All you have to do is focus on the five senses.

A bride and groom laughing while staying present on their wedding day.

Klaus Vedfelt / Getty Images

From the marriage proposal to milestone anniversaries, there are many moments in a romantic relationship that will hold special significance for years to come. Chief among them, of course, is your wedding day. “This is one of the most important days of your life, and you want to be able to create memories that you’re going to be able to recall later,” says life coach Catherine Andrews.  “Mindfulness can absolutely help you do that.”

Mindfulness is the practice of bringing your attention to the present moment without judgment or evaluation. “It’s being able to notice all that is happening without meaning-making,” says Andrews. While it can be an easier-said-than-done approach, especially for over-thinkers, there are certain tips and techniques you can employ to practice mindfulness, and thereby be more present, on your wedding day. Read on for Andrew’s best strategies for staying in the moment, as well as a wedding-specific perspective from wedding planner Maria Barrale of Vida Events.

Meet the Expert

  • Catherine Andrews is a life coach whose work centers around female empowerment. She writes and hosts The Sunday Soother, a newsletter and podcast on mindfulness and intentional living. 
  • Maria Barrale is the owner and lead planner of Vida Events.

Meditate Ahead of Time 

Getting into a more present mindset on your wedding day involves prep work, and guided meditation is like a well-paved road to that destination. Ahead of the celebration, Andrews recommends seeking out “love and kindness” meditations on the app Insight Timer.  “They bring you back to your heart center, and will remind you to have compassion,” she says. By helping you expand the bubble of love in your heart to those around you, these meditations will help you come into your wedding day with a profound appreciation for all involved, including yourself and your partner. This is crucial for quickly assuaging annoyances that could distract from your experience. 

Start With a Scent 

Scent is one of the best ways to ground yourself in a moment and connect to other memories, so let it work to your advantage in the wedding planning process. “Choose a perfume or an essential oil and wear it during moments of calm ahead of the wedding,” suggests Andrews. “Then, bring it out during the wedding to bring yourself back to that sense of calm.” You can also achieve the same effect by lighting a candle or burning incense.

Engage Your Five Senses 

Starting while you’re getting ready and then at regular intervals throughout your wedding day, ground yourself in reality by focusing on immediate sensations. Andrews' favorite way to do this is the five senses grounding technique. In this technique, you focus on:

  • Five things you can see
  • Four things you can touch 
  • Three things you can hear 
  • Two things you can smell 
  • One thing you can taste

“So much of mindfulness is coming back to the physical rather than letting the mind run away with itself,” says Andrews of the tactic, which she also suggests practicing ahead of your wedding day so it will come more naturally when you most need it. 

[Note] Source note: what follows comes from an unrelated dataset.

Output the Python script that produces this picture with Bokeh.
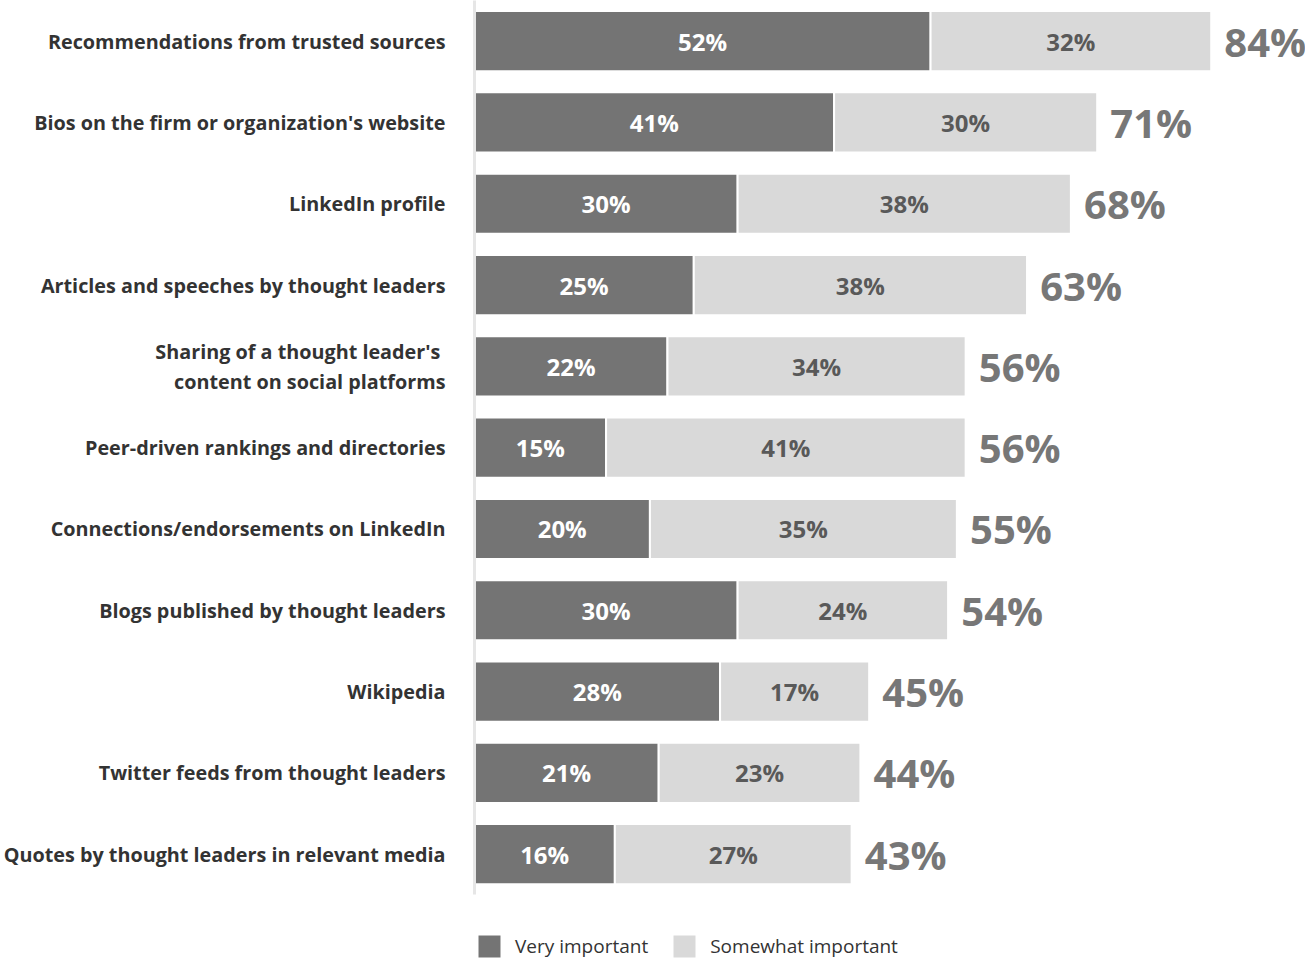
from bokeh.plotting import figure
from bokeh.models import Range1d, FixedTicker, Legend, LegendItem, ColumnDataSource
from bokeh.core.properties import value
from bokeh.embed import file_html
from bokeh.resources import INLINE

categories = [
    "Recommendations from trusted sources",
    "Bios on the firm or organization's website",
    "LinkedIn profile",
    "Articles and speeches by thought leaders",
    "Sharing of a thought leader's \ncontent on social platforms",
    "Peer-driven rankings and directories",
    "Connections/endorsements on LinkedIn",
    "Blogs published by thought leaders",
    "Wikipedia",
    "Twitter feeds from thought leaders",
    "Quotes by thought leaders in relevant media",
]
very_important = [52, 41, 30, 25, 22, 15, 20, 30, 28, 21, 16]
somewhat_important = [32, 30, 38, 38, 34, 41, 35, 24, 17, 23, 27]
totals = [84, 71, 68, 63, 56, 56, 55, 54, 45, 44, 43]
series_names = ["Very important", "Somewhat important"]

DARK = "#747474"
LIGHT = "#d9d9d9"
FONT = "Open Sans"

n = len(categories)
ypos = [n - 1 - i for i in range(n)]   # first category at the top

src = ColumnDataSource(dict(
    y=ypos,
    very=very_important,
    some=somewhat_important,
    very_mid=[v / 2 for v in very_important],
    some_mid=[v + s / 2 for v, s in zip(very_important, somewhat_important)],
    tot_x=[t + 1.5 for t in totals],
    very_lbl=[f"{v}%" for v in very_important],
    some_lbl=[f"{s}%" for s in somewhat_important],
    tot_lbl=[f"{t}%" for t in totals],
))

p = figure(
    frame_width=831, frame_height=961,
    y_range=Range1d(-1.32, n - 0.5),
    x_range=Range1d(0, 94.75),
    output_backend="svg", toolbar_location=None,
    min_border_left=473, min_border_right=0, min_border_top=0, min_border_bottom=0,
)
p.outline_line_color = None
p.grid.visible = False
p.xaxis.visible = False

yax = p.yaxis[0]
yax.ticker = FixedTicker(ticks=ypos)
yax.major_label_overrides = {y: c for y, c in zip(ypos, categories)}
yax.bounds = (-0.5, n - 0.5)
yax.axis_line_color = "#e6e6e6"
yax.axis_line_width = 3
yax.major_tick_line_color = None
yax.minor_tick_line_color = None
yax.major_label_standoff = 23
yax.major_label_text_font = FONT
yax.major_label_text_font_style = "bold"
yax.major_label_text_font_size = "19.8px"
yax.major_label_text_color = "#333333"
yax.major_label_text_line_height = 1.1

rs = p.hbar_stack(["very", "some"], y="y", height=0.74, source=src,
                  fill_color=[DARK, LIGHT], line_color="white", line_width=2)

p.text(x="very_mid", y="y", text="very_lbl", source=src, text_align="center",
       text_baseline="middle", text_font=value(FONT), text_font_style="bold",
       text_font_size="24px", text_color="white")
p.text(x="some_mid", y="y", text="some_lbl", source=src, text_align="center",
       text_baseline="middle", text_font=value(FONT), text_font_style="bold",
       text_font_size="24px", text_color="#595959")
p.text(x="tot_x", y="y", text="tot_lbl", source=src, text_align="left",
       text_baseline="middle", text_font=value(FONT), text_font_style="bold",
       text_font_size="40px", text_color="#777777")

legend = Legend(
    items=[LegendItem(label=series_names[0], renderers=[rs[0]]),
           LegendItem(label=series_names[1], renderers=[rs[1]])],
    orientation="horizontal", location=(0, 0),
    glyph_width=30, glyph_height=30, label_standoff=11, spacing=21,
    padding=0, margin=0, border_line_color=None, background_fill_alpha=0,
    label_text_font=FONT, label_text_font_size="19px", label_text_color="#333333",
)
p.add_layout(legend, "center")

open("out.html", "w").write(file_html(p, INLINE))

Make a List of Priorities 

With so many moving parts happening at once, it’s inevitable that things won’t always go exactly according to plan on your wedding day. Sweating the small stuff can be a major distraction from staying present, so Andrews recommends getting ahead of this by coming into the day with a few birds-eye-view bullet points of non-negotiables for the experience. “Make a list of three to five things that are really important, one of them being that you end up married,” she says. “Everything else is just gravy.”

Rank Smaller Annoyances 

As smaller issues come up throughout the day (a groomsman forgot his tie, the tea lights are white instead of ecru), assign a numerical value to how worthy of your attention they are. “If something is irritating you, but on a scale of one to ten it’s under five, make a conscious decision to let it go,” says Andrews. “If it’s a six, seven, or eight, speak up.”

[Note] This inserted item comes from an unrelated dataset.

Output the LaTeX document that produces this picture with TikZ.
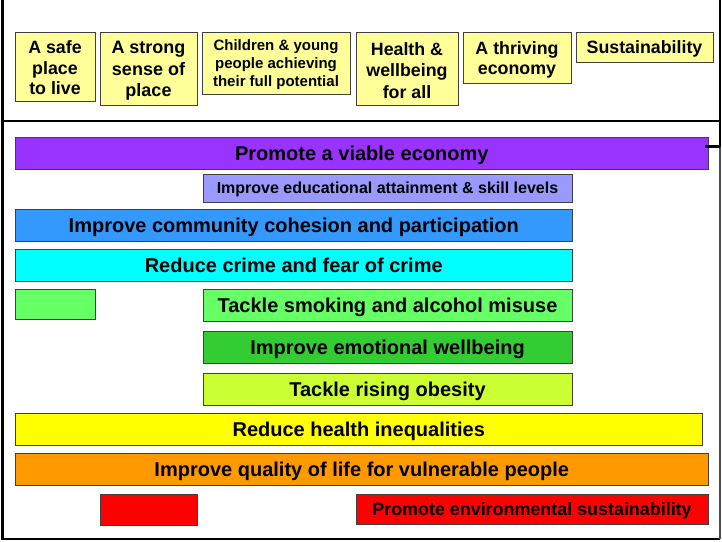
\documentclass[tikz,border=0pt]{standalone}
\usepackage{fontspec}
\setmainfont{Liberation Sans}
\begin{document}
\begin{tikzpicture}[x=1pt,y=-1pt,
  box/.style={draw=black!75, line width=1pt, inner sep=0pt, outer sep=0pt, font=\bfseries},
  topbox/.style={box, fill=cpale},
  toptext/.style={inner sep=0pt, align=center, font=\bfseries\fontsize{17.8}{20.5}\selectfont},
  barbox/.style={box, text height=14.3pt, text depth=0pt, font=\bfseries\fontsize{20}{22}\selectfont},
  frame/.style={line width=2.2pt, black}]
\useasboundingbox (0,0) rectangle (722,541);
\definecolor{cpurple}{HTML}{9933FF}
\definecolor{clav}{HTML}{9999FF}
\definecolor{cblue}{HTML}{3399FF}
\definecolor{ccyan}{HTML}{00FFFF}
\definecolor{clgreen}{HTML}{66FF66}
\definecolor{cgreen}{HTML}{33CC33}
\definecolor{clime}{HTML}{CCFF33}
\definecolor{cyel}{HTML}{FFFF00}
\definecolor{corange}{HTML}{FF9900}
\definecolor{cred}{HTML}{FF0000}
\definecolor{cpale}{HTML}{FFFF99}
% frame
\coordinate (tl) at (2.5,0);
\coordinate (bl) at (2.5,539.3);
\coordinate (br) at (720,539.3);
\coordinate (tr) at (720,0);
\coordinate (stub) at (720,146.5);
\coordinate (dl) at (2.5,121);
\coordinate (dr) at (720,121);
\draw[frame] (tl) -- (bl) -- (br);
\draw[frame] (tr) -- (stub);
\draw[line width=1.6pt, black!70] (stub) -- (br);
\draw[frame, line width=2.6pt] (dl) -- (dr);
% top boxes
\node[topbox, minimum width=80pt, minimum height=69pt] (safe) at (55,66.5) {};
\node[toptext] (safe-t) at ([yshift=-1.5pt]safe.center) {A safe\\place\\to live};
\node[topbox, minimum width=97pt, minimum height=73pt] (strong) at (148.5,68.5) {};
\node[toptext, font=\bfseries\fontsize{18}{21.5}\selectfont] (strong-t) at ([yshift=-2.5pt]strong.center) {A strong\\sense of\\place};
\node[topbox, minimum width=148pt, minimum height=62pt] (child) at (276,63) {};
\node[toptext, font=\bfseries\fontsize{15}{18}\selectfont] (child-t) at ([yshift=-1.5pt]child.center) {Children \& young\\people achieving\\their full potential};
\node[topbox, minimum width=102pt, minimum height=73pt] (health) at (407,68.5) {};
\node[toptext, font=\bfseries\fontsize{17.8}{21.5}\selectfont] (health-t) at ([yshift=-2pt]health.center) {Health \&\\wellbeing\\for all};
\node[topbox, minimum width=108pt, minimum height=51pt] (thrive) at (517,57.5) {};
\node[toptext] (thrive-t) at ([yshift=-2.5pt]thrive.center) {A thriving\\economy};
\node[topbox, minimum width=137pt, minimum height=30pt] (sust) at (644.5,47) {};
\node[toptext] (sust-t) at ([yshift=-2pt]sust.center) {Sustainability};
% bars
\node[barbox, fill=cpurple, minimum width=692.5pt, minimum height=32pt] (econ) at (361.75,153) {Promote a viable economy};
\draw[frame] ([xshift=-3pt]econ.east |- stub) -- (stub);
\node[barbox, fill=clav, minimum width=369pt, minimum height=28pt, text height=11.5pt, font=\bfseries\fontsize{16}{18}\selectfont] (edu) at (387.5,188) {Improve educational attainment \& skill levels};
\node[barbox, fill=cblue, minimum width=556.5pt, minimum height=32pt] (comm) at (293.75,225) {Improve community cohesion and participation};
\node[barbox, fill=ccyan, minimum width=556.5pt, minimum height=32pt] (crime) at (293.75,265) {Reduce crime and fear of crime};
\node[barbox, fill=clgreen, minimum width=79.5pt, minimum height=30pt] (gsmall) at (55.25,304) {};
\node[barbox, fill=clgreen, minimum width=369pt, minimum height=32pt] (smoke) at (387.5,305) {Tackle smoking and alcohol misuse};
\node[barbox, fill=cgreen, minimum width=369pt, minimum height=32pt] (emo) at (387.5,347) {Improve emotional wellbeing};
\node[barbox, fill=clime, minimum width=369pt, minimum height=32pt] (obes) at (387.5,389) {Tackle rising obesity};
\node[barbox, fill=cyel, minimum width=686.5pt, minimum height=32pt] (ineq) at (358.75,429) {Reduce health inequalities};
\node[barbox, fill=corange, minimum width=692.5pt, minimum height=32pt] (vuln) at (361.75,469) {Improve quality of life for vulnerable people};
\node[barbox, fill=cred, minimum width=97pt, minimum height=31pt] (rsmall) at (148.5,509.5) {};
\node[barbox, fill=cred, minimum width=352pt, minimum height=30pt, text height=12.8pt, font=\bfseries\fontsize{17.9}{20}\selectfont] (env) at (532,509) {Promote environmental sustainability};
\end{tikzpicture}
\end{document}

Trust Your Wedding Planner 

On your wedding day, it can be easy to hyper-fixate on solving small problems in order to regain some feeling of control. Remember: If you’re working with a wedding planner, that is their responsibility, not yours—so let go of the job. “Instead of the DJ asking where their table should go or the caterer making you track down the guest with the dietary restriction, they’ll be contacting your planner,” Barrale explains. “Your planner will make professional decisions on your behalf and will help a lot of the small issues go unnoticed by you or your guests.” This frees you up to focus on enjoying every moment.

Repeat a Mantra 

Whenever a moment feels too overwhelming, simplify your experience within it. As you massage the acupressure point between your thumb and first finger—which can help you calm down—repeat an affirming mantra in your head. It can be as simple as the word “relax,” but Andrews prefers
“I choose to be present to the love that surrounds me.”  

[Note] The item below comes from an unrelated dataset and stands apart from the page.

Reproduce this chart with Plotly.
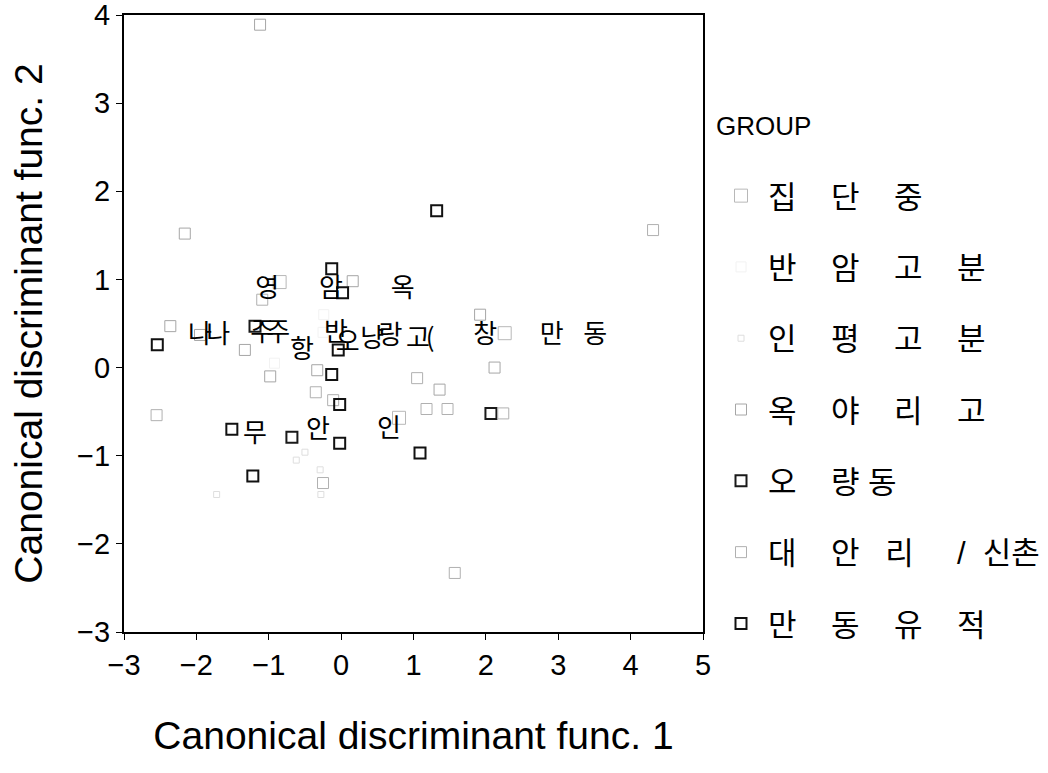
import plotly.graph_objects as go

# ---- data (canonical discriminant scores) ----
centroid_x = [-0.85, 2.26, 0.80]
centroid_y = [0.97, 0.39, -0.57]

banam_x = [-0.24, -0.25, -0.92]
banam_y = [0.60, 0.40, 0.05]

inpyeong_x = [-0.50, -0.29, -1.72, -0.28, -0.62]
inpyeong_y = [-0.96, -1.16, -1.44, -1.44, -1.05]

okya_x = [-1.12, -2.16, 0.16, -2.36, -1.95, -1.33, -0.98, -0.33, 1.92, 2.12, 1.36]
okya_y = [3.89, 1.52, 0.98, 0.47, 0.37, 0.20, -0.10, -0.03, 0.60, 0.00, -0.25]

oryang_x = [-1.19, -0.68, 2.07]
oryang_y = [0.47, -0.79, -0.52]

daean_x = [4.31, -0.35, -2.55, -0.25, 1.05, 1.18, 1.47, 2.24, 1.57, -0.11, -1.09]
daean_y = [1.56, -0.28, -0.54, -1.31, -0.12, -0.47, -0.47, -0.52, -2.33, -0.37, 0.77]

mandong_x = [-0.13, 0.02, -2.54, -0.04, -0.13, -0.02, -1.51, -0.02, -1.22, 1.09, 1.32]
mandong_y = [1.12, 0.85, 0.26, 0.20, -0.08, -0.42, -0.70, -0.86, -1.23, -0.97, 1.78]

# centroid labels (overlapping glyphs as printed)
label_text = ["영", "암", "옥",
              "나", "나", "주", "주", "항", "반", "오", "냥", "랑", "고", "(",
              "창", "만", "동",
              "무", "안", "인"]
label_x = [-1.02, -0.14, 0.85,
           -1.95, -1.70, -1.09, -0.87, -0.54, -0.07, 0.09, 0.43, 0.68, 1.06, 1.23,
           1.99, 2.91, 3.51,
           -1.19, -0.32, 0.66]
label_y = [0.88, 0.88, 0.88,
           0.35, 0.35, 0.37, 0.37, 0.18, 0.38, 0.26, 0.31, 0.34, 0.31, 0.31,
           0.35, 0.35, 0.35,
           -0.77, -0.73, -0.71]

S = "\u00a0"
group_names = [
    "집" + S * 4 + "단" + S * 4 + "중",
    "반" + S * 4 + "암" + S * 4 + "고" + S * 4 + "분",
    "인" + S * 4 + "평" + S * 4 + "고" + S * 4 + "분",
    "옥" + S * 4 + "야" + S * 4 + "리" + S * 4 + "고",
    "오" + S * 4 + "량" + S * 1 + "동",
    "대" + S * 4 + "안" + S * 3 + "리" + S * 5 + "/" + S * 2 + "신" + "촌",
    "만" + S * 4 + "동" + S * 4 + "유" + S * 4 + "적",
]

FONT = "Liberation Sans, Arial, Noto Sans CJK KR, sans-serif"

fig = go.Figure()

groups = [
    (centroid_x, centroid_y, dict(symbol="square-open", size=13, color="#b8b8b8", line=dict(width=1))),
    (banam_x, banam_y, dict(symbol="square-open", size=10, color="#f2f2f2", line=dict(width=1))),
    (inpyeong_x, inpyeong_y, dict(symbol="square-open", size=6, color="#dedede", line=dict(width=1))),
    (okya_x, okya_y, dict(symbol="square-open", size=11, color="#a6a6a6", line=dict(width=1))),
    (oryang_x, oryang_y, dict(symbol="square-open", size=11, color="#1a1a1a", line=dict(width=2))),
    (daean_x, daean_y, dict(symbol="square-open", size=11, color="#b0b0b0", line=dict(width=1))),
    (mandong_x, mandong_y, dict(symbol="square-open", size=11, color="#111111", line=dict(width=2))),
]

for i, ((gx, gy, mk), name) in enumerate(zip(groups, group_names)):
    fig.add_trace(go.Scatter(
        x=gx, y=gy, mode="markers", name=name, marker=mk,
        legendgroup=f"g{i}", showlegend=True,
    ))

fig.add_trace(go.Scatter(
    x=label_x, y=label_y, mode="text", text=label_text,
    textfont=dict(size=26, color="black", family="Noto Sans CJK KR, sans-serif"),
    textposition="middle center", showlegend=False, hoverinfo="skip",
))

axis_common = dict(
    showgrid=False, zeroline=False,
    showline=True, linecolor="black", linewidth=2, mirror=True,
    ticks="outside", ticklen=6, tickwidth=1, tickcolor="black",
    tickfont=dict(size=29, color="black", family=FONT),
    dtick=1, automargin=False, ticklabeloverflow="allow",
)

fig.update_layout(
    width=1048, height=773,
    margin=dict(l=124, r=345, t=15, b=141, autoexpand=False),
    paper_bgcolor="white", plot_bgcolor="white",
    font=dict(family=FONT, color="black"),
    xaxis=dict(range=[-3, 5], **axis_common,
               title=dict(text="Canonical discriminant func. 1",
                          font=dict(size=39, color="black", family=FONT), standoff=42)),
    yaxis=dict(range=[-3, 4], **axis_common,
               title=dict(text="Canonical discriminant func. 2",
                          font=dict(size=39, color="black", family=FONT), standoff=22)),
    legend=dict(
        title=dict(text="GROUP<br> ", font=dict(size=26, color="black", family=FONT)),
        font=dict(size=31, color="black", family=FONT),
        x=1.019, xanchor="left", y=0.86, yanchor="top",
        tracegroupgap=28, itemwidth=44, bgcolor="rgba(0,0,0,0)",
        itemsizing="trace",
    ),
)

fig.write_html("out.html",
               config={"displayModeBar": False},
               post_script="document.body.style.margin='0';document.body.style.overflow='hidden';")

“Reminding yourself that you have personal agency during something that can be as chaotic as your wedding day confirms that you have the ability to choose your reactions,” says Andrews. By guiding yourself back to feeling in control, you’ll be able to better experience the day.

Savor the Ceremony

Your ceremony is the formal beginning of your wedding day, and, for couples who opted not to do a first look, the first time you’ll be coming together as a duo. (In other words: a huge deal!) Before you head down the aisle, use the 4-7-8 breathing technique—inhale through your nose for four seconds, hold the breath for seven, then release through your mouth for eight—to steel your nerves, calm your thoughts, and prepare your mind to focus on what’s ahead. Then, redirect that energy towards all the little details—”the look on your spouse's face as they recite their vows, the feeling of walking away as newlyweds,” Barrale offers as examples—so you can stay fully in the moment.

Write Out the Memories

“A few days after your wedding, write a letter to yourself about the highlights—that funny line from your maid of honor’s speech, how the cake tasted, the way your partner looked at you,” suggests Andrews. Then, use the website Futureme to schedule it to be sent to your inbox on a significant date down the road, such as your first anniversary. “You’ll have a fresh memory from right after the wedding that will help you retain the experience,” Andrews adds.